→ **RECORDED DATA**:
»»
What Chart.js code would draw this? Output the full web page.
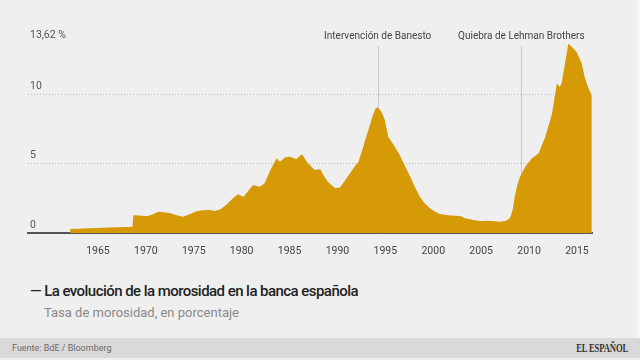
<!DOCTYPE html>
<html>
<head>
<meta charset="utf-8">
<script src="https://cdn.jsdelivr.net/npm/chart.js@4"></script>
<style>
  html, body { margin:0; padding:0; }
  body { width:640px; height:360px; background:#efefef; position:relative; overflow:hidden; font-family:Roboto, "Noto Sans", sans-serif; }
  #c { position:absolute; left:0; top:0; }
  .title { position:absolute; left:30px; top:281px; font-size:15px; font-weight:500; color:#222; line-height:20px; white-space:nowrap; letter-spacing:-0.55px; }
  .sub { position:absolute; left:44px; top:304px; font-size:13px; color:#8a8a8a; line-height:18px; white-space:nowrap; }
  .foot { position:absolute; left:0; top:338px; width:640px; height:20px; background:#d9d9d9; }
  .src { position:absolute; left:12px; top:5px; font-size:9px; color:#6a6a6a; line-height:11px; }
  .logo { position:absolute; right:12px; top:3px; font-family:"Liberation Serif", serif; font-weight:bold; font-size:12px; color:#333; line-height:14px; transform:scaleX(0.72); transform-origin:right center; letter-spacing:-0.2px; }
  .edge { position:absolute; left:637px; top:0; width:3px; height:338px; background:#f6f6f6; }
</style>
</head>
<body>
<canvas id="c" width="640" height="270"></canvas>
<div class="edge"></div>
<div class="title">— La evolución de la morosidad en la banca española</div>
<div class="sub">Tasa de morosidad, en porcentaje</div>
<div class="foot"><span class="src">Fuente: BdE / Bloomberg</span><span class="logo">EL ESPAÑOL</span></div>
<script>
// ---- data ----
const years = [
  1962.1,1963.0,1964.0,1965.0,1966.0,1967.0,1968.0,1968.6,1968.7,1969.3,1969.8,1970.2,1970.7,1971.3,1971.8,
  1972.5,1973.2,1973.9,1974.5,1975.3,1976.0,1976.7,1977.2,1977.8,1978.4,1979.1,1979.6,1980.2,1980.7,1981.2,
  1981.9,1982.4,1983.0,1983.65,1984.0,1984.5,1984.9,1985.3,1985.7,1986.3,1986.8,1987.2,1987.6,1988.2,1988.6,
  1989.0,1989.4,1989.8,1990.3,1990.8,1991.3,1991.65,1992.2,1992.6,1993.0,1993.4,1993.7,1994.0,1994.2,1994.6,
  1994.95,1995.3,1995.9,1996.5,1997.0,1997.6,1998.1,1998.6,1999.1,1999.65,2000.2,2000.7,2001.5,2002.4,2002.9,
  2003.3,2004.2,2004.9,2005.6,2006.3,2007.0,2007.6,2008.0,2008.3,2008.5,2008.75,2009.05,2009.6,2010.3,2011.0,
  2011.7,2012.4,2012.9,2013.2,2013.4,2013.75,2014.1,2014.6,2014.95,2015.5,2015.8,2016.2,2016.55
];
const morosidad = [
  0.30,0.33,0.36,0.38,0.41,0.43,0.45,0.47,1.30,1.28,1.25,1.24,1.35,1.55,1.52,
  1.46,1.30,1.19,1.35,1.58,1.65,1.67,1.60,1.72,2.05,2.51,2.80,2.63,3.05,3.47,
  3.35,3.59,4.54,5.38,5.14,5.45,5.50,5.45,5.31,5.67,5.14,4.85,4.54,4.59,4.10,
  3.70,3.45,3.23,3.30,3.80,4.30,4.66,5.14,6.00,6.94,7.80,8.49,9.00,9.04,8.73,
  8.13,6.94,6.30,5.62,4.90,4.06,3.30,2.63,2.15,1.79,1.55,1.39,1.30,1.26,1.22,
  1.08,0.95,0.88,0.90,0.86,0.83,0.90,1.08,1.70,2.63,3.40,4.06,4.78,5.38,5.74,
  6.94,8.61,10.77,10.52,10.77,12.20,13.62,13.28,13.04,12.20,11.24,10.41,9.93
];
const xTickYears = [1965,1970,1975,1980,1985,1990,1995,2000,2005,2010,2015];
const yTickValues = [0, 5, 10, 13.62];
const annotationYears = [1994.2, 2009.2];
const annotationLabels = ['Intervención de Banesto', 'Quiebra de Lehman Brothers'];

const points = years.map((y, i) => ({x: y, y: morosidad[i]}));

const annotPlugin = {
  id: 'annot',
  beforeDatasetsDraw(chart) {
    const {ctx, scales: {x, y}} = chart;
    ctx.save();
    ctx.strokeStyle = '#c9c9c9';
    ctx.lineWidth = 1;
    annotationYears.forEach((yr) => {
      const px = Math.round(x.getPixelForValue(yr)) + 0.5;
      ctx.beginPath();
      ctx.moveTo(px, 46);
      ctx.lineTo(px, y.getPixelForValue(0));
      ctx.stroke();
    });
    ctx.fillStyle = '#444';
    ctx.font = '10px Roboto';
    ctx.textAlign = 'center';
    ctx.textBaseline = 'middle';
    annotationYears.forEach((yr, i) => {
      ctx.fillText(annotationLabels[i], x.getPixelForValue(yr), 36);
    });
    ctx.restore();
  }
};

new Chart(document.getElementById('c'), {
  type: 'line',
  data: {
    datasets: [{
      data: points,
      fill: 'origin',
      backgroundColor: '#d59a06',
      borderWidth: 0,
      pointRadius: 0,
      tension: 0
    }]
  },
  options: {
    responsive: false,
    animation: false,
    devicePixelRatio: 1,
    layout: { padding: { top: 43.6, right: 48, left: 0, bottom: 0 } },
    plugins: { legend: { display: false }, tooltip: { enabled: false } },
    scales: {
      x: {
        type: 'linear',
        min: 1957.7,
        max: 2016.57,
        afterBuildTicks: (s) => { s.ticks = xTickYears.map(v => ({value: v})); },
        afterFit: (s) => { s.height = 36.7; },
        grid: { display: false, drawTicks: false },
        border: { display: true, color: '#555', width: 2 },
        ticks: {
          padding: 12,
          color: '#444',
          font: { family: 'Roboto', size: 10.5 },
          callback: (v) => String(v),
          maxRotation: 0
        }
      },
      y: {
        min: 0,
        max: 13.62,
        afterBuildTicks: (s) => { s.ticks = yTickValues.map(v => ({value: v})); },
        afterFit: (s) => { s.width = 28; },
        grid: {
          drawTicks: false,
          color: (c) => (c.tick && (c.tick.value === 5 || c.tick.value === 10)) ? '#bdbdbd' : 'rgba(0,0,0,0)',
          lineWidth: 1
        },
        border: { display: false, dash: [1, 2] },
        ticks: {
          mirror: true,
          padding: 2,
          labelOffset: -8,
          color: '#555',
          font: { family: 'Roboto', size: 10.5 },
          callback: (v) => v === 13.62 ? '13,62 %' : String(v)
        }
      }
    }
  },
  plugins: [annotPlugin]
});
</script>
</body>
</html>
««
→ **SET TASK**:
Keep every word of the data as it is when you write it out, but drop the pictures.

→ **ANSWER TO THE PROBLEM**:
What Chart.js code would draw this? Output the full web page.
<!DOCTYPE html>
<html>
<head>
<meta charset="utf-8">
<script src="https://cdn.jsdelivr.net/npm/chart.js@4"></script>
<style>
  html, body { margin:0; padding:0; }
  body { width:640px; height:360px; background:#efefef; position:relative; overflow:hidden; font-family:Roboto, "Noto Sans", sans-serif; }
  #c { position:absolute; left:0; top:0; }
  .title { position:absolute; left:30px; top:281px; font-size:15px; font-weight:500; color:#222; line-height:20px; white-space:nowrap; letter-spacing:-0.55px; }
  .sub { position:absolute; left:44px; top:304px; font-size:13px; color:#8a8a8a; line-height:18px; white-space:nowrap; }
  .foot { position:absolute; left:0; top:338px; width:640px; height:20px; background:#d9d9d9; }
  .src { position:absolute; left:12px; top:5px; font-size:9px; color:#6a6a6a; line-height:11px; }
  .logo { position:absolute; right:12px; top:3px; font-family:"Liberation Serif", serif; font-weight:bold; font-size:12px; color:#333; line-height:14px; transform:scaleX(0.72); transform-origin:right center; letter-spacing:-0.2px; }
  .edge { position:absolute; left:637px; top:0; width:3px; height:338px; background:#f6f6f6; }
</style>
</head>
<body>
<canvas id="c" width="640" height="270"></canvas>
<div class="edge"></div>
<div class="title">— La evolución de la morosidad en la banca española</div>
<div class="sub">Tasa de morosidad, en porcentaje</div>
<div class="foot"><span class="src">Fuente: BdE / Bloomberg</span><span class="logo">EL ESPAÑOL</span></div>
<script>
// ---- data ----
const years = [
  1962.1,1963.0,1964.0,1965.0,1966.0,1967.0,1968.0,1968.6,1968.7,1969.3,1969.8,1970.2,1970.7,1971.3,1971.8,
  1972.5,1973.2,1973.9,1974.5,1975.3,1976.0,1976.7,1977.2,1977.8,1978.4,1979.1,1979.6,1980.2,1980.7,1981.2,
  1981.9,1982.4,1983.0,1983.65,1984.0,1984.5,1984.9,1985.3,1985.7,1986.3,1986.8,1987.2,1987.6,1988.2,1988.6,
  1989.0,1989.4,1989.8,1990.3,1990.8,1991.3,1991.65,1992.2,1992.6,1993.0,1993.4,1993.7,1994.0,1994.2,1994.6,
  1994.95,1995.3,1995.9,1996.5,1997.0,1997.6,1998.1,1998.6,1999.1,1999.65,2000.2,2000.7,2001.5,2002.4,2002.9,
  2003.3,2004.2,2004.9,2005.6,2006.3,2007.0,2007.6,2008.0,2008.3,2008.5,2008.75,2009.05,2009.6,2010.3,2011.0,
  2011.7,2012.4,2012.9,2013.2,2013.4,2013.75,2014.1,2014.6,2014.95,2015.5,2015.8,2016.2,2016.55
];
const morosidad = [
  0.30,0.33,0.36,0.38,0.41,0.43,0.45,0.47,1.30,1.28,1.25,1.24,1.35,1.55,1.52,
  1.46,1.30,1.19,1.35,1.58,1.65,1.67,1.60,1.72,2.05,2.51,2.80,2.63,3.05,3.47,
  3.35,3.59,4.54,5.38,5.14,5.45,5.50,5.45,5.31,5.67,5.14,4.85,4.54,4.59,4.10,
  3.70,3.45,3.23,3.30,3.80,4.30,4.66,5.14,6.00,6.94,7.80,8.49,9.00,9.04,8.73,
  8.13,6.94,6.30,5.62,4.90,4.06,3.30,2.63,2.15,1.79,1.55,1.39,1.30,1.26,1.22,
  1.08,0.95,0.88,0.90,0.86,0.83,0.90,1.08,1.70,2.63,3.40,4.06,4.78,5.38,5.74,
  6.94,8.61,10.77,10.52,10.77,12.20,13.62,13.28,13.04,12.20,11.24,10.41,9.93
];
const xTickYears = [1965,1970,1975,1980,1985,1990,1995,2000,2005,2010,2015];
const yTickValues = [0, 5, 10, 13.62];
const annotationYears = [1994.2, 2009.2];
const annotationLabels = ['Intervención de Banesto', 'Quiebra de Lehman Brothers'];

const points = years.map((y, i) => ({x: y, y: morosidad[i]}));

const annotPlugin = {
  id: 'annot',
  beforeDatasetsDraw(chart) {
    const {ctx, scales: {x, y}} = chart;
    ctx.save();
    ctx.strokeStyle = '#c9c9c9';
    ctx.lineWidth = 1;
    annotationYears.forEach((yr) => {
      const px = Math.round(x.getPixelForValue(yr)) + 0.5;
      ctx.beginPath();
      ctx.moveTo(px, 46);
      ctx.lineTo(px, y.getPixelForValue(0));
      ctx.stroke();
    });
    ctx.fillStyle = '#444';
    ctx.font = '10px Roboto';
    ctx.textAlign = 'center';
    ctx.textBaseline = 'middle';
    annotationYears.forEach((yr, i) => {
      ctx.fillText(annotationLabels[i], x.getPixelForValue(yr), 36);
    });
    ctx.restore();
  }
};

new Chart(document.getElementById('c'), {
  type: 'line',
  data: {
    datasets: [{
      data: points,
      fill: 'origin',
      backgroundColor: '#d59a06',
      borderWidth: 0,
      pointRadius: 0,
      tension: 0
    }]
  },
  options: {
    responsive: false,
    animation: false,
    devicePixelRatio: 1,
    layout: { padding: { top: 43.6, right: 48, left: 0, bottom: 0 } },
    plugins: { legend: { display: false }, tooltip: { enabled: false } },
    scales: {
      x: {
        type: 'linear',
        min: 1957.7,
        max: 2016.57,
        afterBuildTicks: (s) => { s.ticks = xTickYears.map(v => ({value: v})); },
        afterFit: (s) => { s.height = 36.7; },
        grid: { display: false, drawTicks: false },
        border: { display: true, color: '#555', width: 2 },
        ticks: {
          padding: 12,
          color: '#444',
          font: { family: 'Roboto', size: 10.5 },
          callback: (v) => String(v),
          maxRotation: 0
        }
      },
      y: {
        min: 0,
        max: 13.62,
        afterBuildTicks: (s) => { s.ticks = yTickValues.map(v => ({value: v})); },
        afterFit: (s) => { s.width = 28; },
        grid: {
          drawTicks: false,
          color: (c) => (c.tick && (c.tick.value === 5 || c.tick.value === 10)) ? '#bdbdbd' : 'rgba(0,0,0,0)',
          lineWidth: 1
        },
        border: { display: false, dash: [1, 2] },
        ticks: {
          mirror: true,
          padding: 2,
          labelOffset: -8,
          color: '#555',
          font: { family: 'Roboto', size: 10.5 },
          callback: (v) => v === 13.62 ? '13,62 %' : String(v)
        }
      }
    }
  },
  plugins: [annotPlugin]
});
</script>
</body>
</html>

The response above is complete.